In Development Matters, the practitioners role is that they must support the Prime and Specific Areas, the Prime Areas being; Personal, Social and Emotional Development, Physical Development and Communication and Language. Specific Areas include; Literacy, Mathematics, Understanding the World and Expressive Arts and Design. The role of the practitioner is supporting the children’s options, for example, in my current private nursery placement the practitioners always allow children choose which area they would like to play in and go to that area to encourage and support them in the prime and specific areas, such as, if a child goes to the home corner to play the EYP will go into that area to work specifically with them children to help build their confidence as well as promoting sustained shared thinking, this being asking the child or children open ended questions that they can answer with their own imagination and thoughts, these questions are usually “what are you making today?” or “who are you dressing up as today?”. This allows children to decide for themselves and encourages child-centred practice and play.

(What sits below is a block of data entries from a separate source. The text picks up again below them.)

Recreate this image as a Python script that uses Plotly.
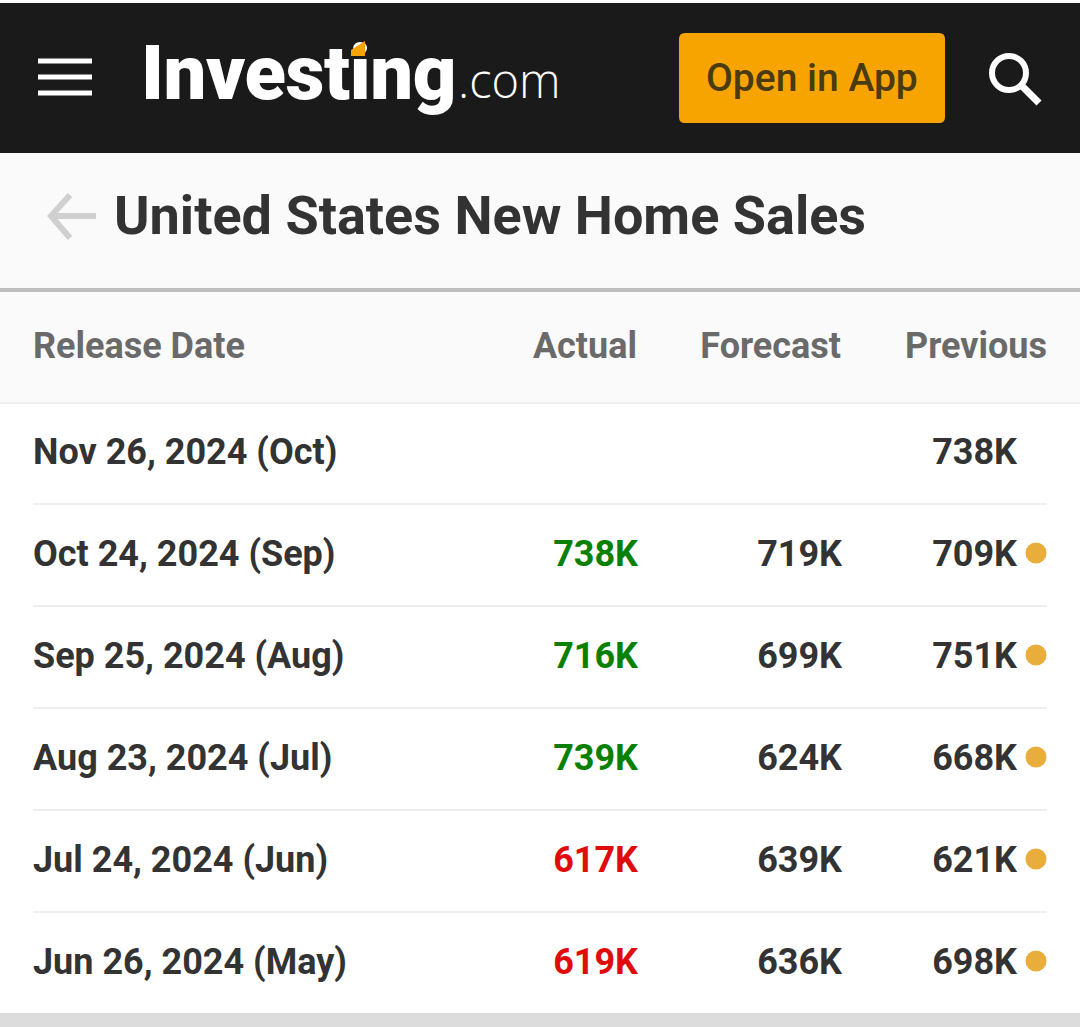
import plotly.graph_objects as go

# table values
release_dates = ["Nov 26, 2024 (Oct)", "Oct 24, 2024 (Sep)", "Sep 25, 2024 (Aug)",
                 "Aug 23, 2024 (Jul)", "Jul 24, 2024 (Jun)", "Jun 26, 2024 (May)"]
actual = ["", "738K", "716K", "739K", "617K", "619K"]
forecast = ["", "719K", "699K", "624K", "639K", "636K"]
previous = ["738K", "709K", "751K", "668K", "621K", "698K"]
revised = [False, True, True, True, True, True]
headers = ["Release Date", "Actual", "Forecast", "Previous"]

W, H = 1080, 1027
FONT = "Roboto"
DARK = "#333333"
GREY = "#6a6a6a"
GREEN = "#0a8000"
RED = "#e00b0b"
row_y = [452 + 102 * i for i in range(len(release_dates))]
text_y = [y + 3 for y in row_y]


def actual_color(a, f):
    if not a:
        return DARK
    return GREEN if int(a[:-1]) > int(f[:-1]) else RED


def text_col(x, y, text, pos, color=DARK, size=36, weight=700):
    return go.Scatter(x=[x] * len(y), y=y, text=text, mode="text", textposition=pos,
                      textfont=dict(family=FONT, size=size, color=color, weight=weight),
                      hoverinfo="skip", showlegend=False, cliponaxis=False)


fig = go.Figure()

# logo goes first so the script at the bottom can find it, as a trace it stays under the orange tick
fig.add_trace(text_col(141, [80], ["Investing"], "middle right", color="white", size=76, weight=900))

# rows
fig.add_trace(text_col(33, text_y, release_dates, "middle right"))
fig.add_trace(text_col(638, text_y, actual, "middle left",
                       color=[actual_color(a, f) for a, f in zip(actual, forecast)]))
fig.add_trace(text_col(842, text_y, forecast, "middle left"))
fig.add_trace(text_col(1017, text_y, previous, "middle left"))

# revised dots
dot_y = [y - 1 for y, r in zip(row_y, revised) if r]
fig.add_trace(go.Scatter(x=[1036] * len(dot_y), y=dot_y, mode="markers",
                         marker=dict(size=21, color="#e8ad3a", line_width=0),
                         hoverinfo="skip", showlegend=False))

# header row
fig.add_trace(text_col(33, [349], [headers[0]], "middle right", color=GREY))
fig.add_trace(text_col(637, [349], [headers[1]], "middle left", color=GREY))
fig.add_trace(text_col(841, [349], [headers[2]], "middle left", color=GREY))
fig.add_trace(text_col(1047, [349], [headers[3]], "middle left", color=GREY))

# page title
fig.add_trace(text_col(114, [220], ["United States New Home Sales"], "middle right", size=54))

shapes = [
    dict(type="rect", x0=0, x1=W, y0=3, y1=153, fillcolor="#1a1a1a", line_width=0),
    dict(type="rect", x0=0, x1=W, y0=153, y1=288, fillcolor="#fafafa", line_width=0),
    dict(type="rect", x0=0, x1=W, y0=288, y1=292, fillcolor="#bdbdbd", line_width=0),
    dict(type="rect", x0=0, x1=W, y0=292, y1=402, fillcolor="#fafafa", line_width=0),
    dict(type="rect", x0=0, x1=W, y0=402, y1=404, fillcolor="#eeeeee", line_width=0),
    dict(type="rect", x0=0, x1=W, y0=1013, y1=H, fillcolor="#dcdcdc", line_width=0),
    # app button
    dict(type="path", path="M 685 33 H 939 Q 945 33 945 39 V 117 Q 945 123 939 123 H 685 "
                           "Q 679 123 679 117 V 39 Q 679 33 685 33 Z",
         fillcolor="#f7a400", line_width=0),
    # search icon
    dict(type="circle", x0=992, x1=1026, y0=56, y1=90, line=dict(color="white", width=6)),
    dict(type="line", x0=1021, x1=1039, y0=85, y1=103, line=dict(color="white", width=7)),
    # back arrow
    dict(type="path", path="M 70 195 L 51 216 L 70 238 M 51 216 H 96",
         line=dict(color="#d0d0d0", width=6)),
]
for y in (61, 77, 93):
    shapes.append(dict(type="rect", x0=38, x1=92, y0=y - 2.5, y1=y + 2.5,
                       fillcolor="white", line_width=0))
for y in row_y[:-1]:
    shapes.append(dict(type="line", x0=33, x1=1047, y0=y + 52, y1=y + 52,
                       line=dict(color="#eeeeee", width=2)))
for s in shapes:
    s["layer"] = "below"
# orange tick of the logo
shapes.append(dict(type="path", path="M 351 50 L 365 41 V 56 H 351 Z",
                   fillcolor="#f7a400", line_width=0, layer="above"))

annotations = [
    dict(x=563, y=80, text=".com", xanchor="right", yanchor="middle", showarrow=False,
         font=dict(family="Open Sans", size=47, color="white", weight=300)),
    dict(x=812, y=78, text="Open in App", xanchor="center", yanchor="middle", showarrow=False,
         font=dict(family=FONT, size=39, color="#4a3a10", weight=500)),
]

fig.update_layout(
    width=W, height=H, margin=dict(l=0, r=0, t=0, b=0),
    paper_bgcolor="white", plot_bgcolor="white", showlegend=False,
    xaxis=dict(range=[0, W], visible=False, fixedrange=True),
    yaxis=dict(range=[H, 0], visible=False, fixedrange=True),
    shapes=shapes, annotations=annotations,
)

# tighten the logo letters, plotly has no letter spacing option
fig.write_html("out.html", config={"displayModeBar": False},
               post_script="document.body.style.margin='0';"
                           "document.querySelector('.textpoint text').style.letterSpacing='-0.4px';")
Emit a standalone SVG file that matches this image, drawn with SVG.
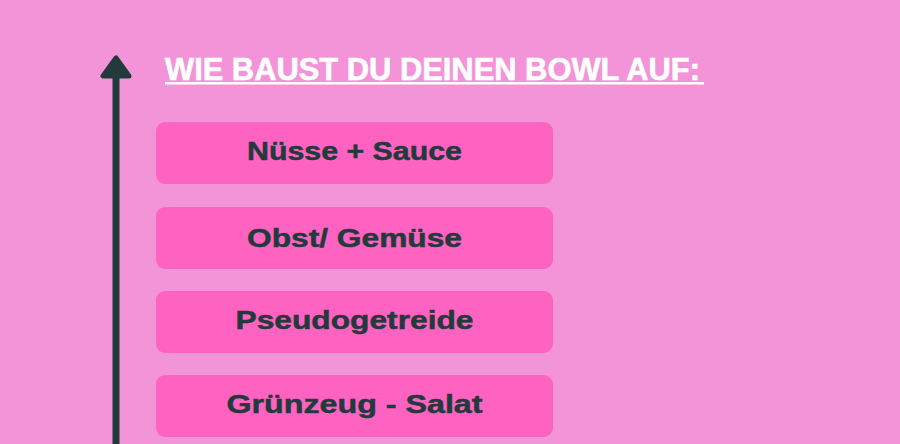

Early Years Practitioners must take knowledge and know what their key children as well as other children in their setting are capable of, what they enjoy and who they are. In this they must identify the child’s individual needs and interests. Practitioners should recognise an opportunities when children are in play, for example, if your key child is playing with something they usually don’t the practitioner should see this as an opportunity to take note of what they are doing. An example of this could be, in my setting there was a child that usually only plays in the home corner but this day went to the small world area to play with the people and cars, their key person recognised this and sat in the area with the child, asking them to describe what they were doing and observing what they were doing with the cars and people. The practitioner is there to support the child and put the child in the centre of play and learning.
Children enjoy doing what they want, this could be always being in the construction area playing with the blocks or in the reading area, reading or looking through books. The practitioner must know that individual children will want to do different things, every child is a Unique Child.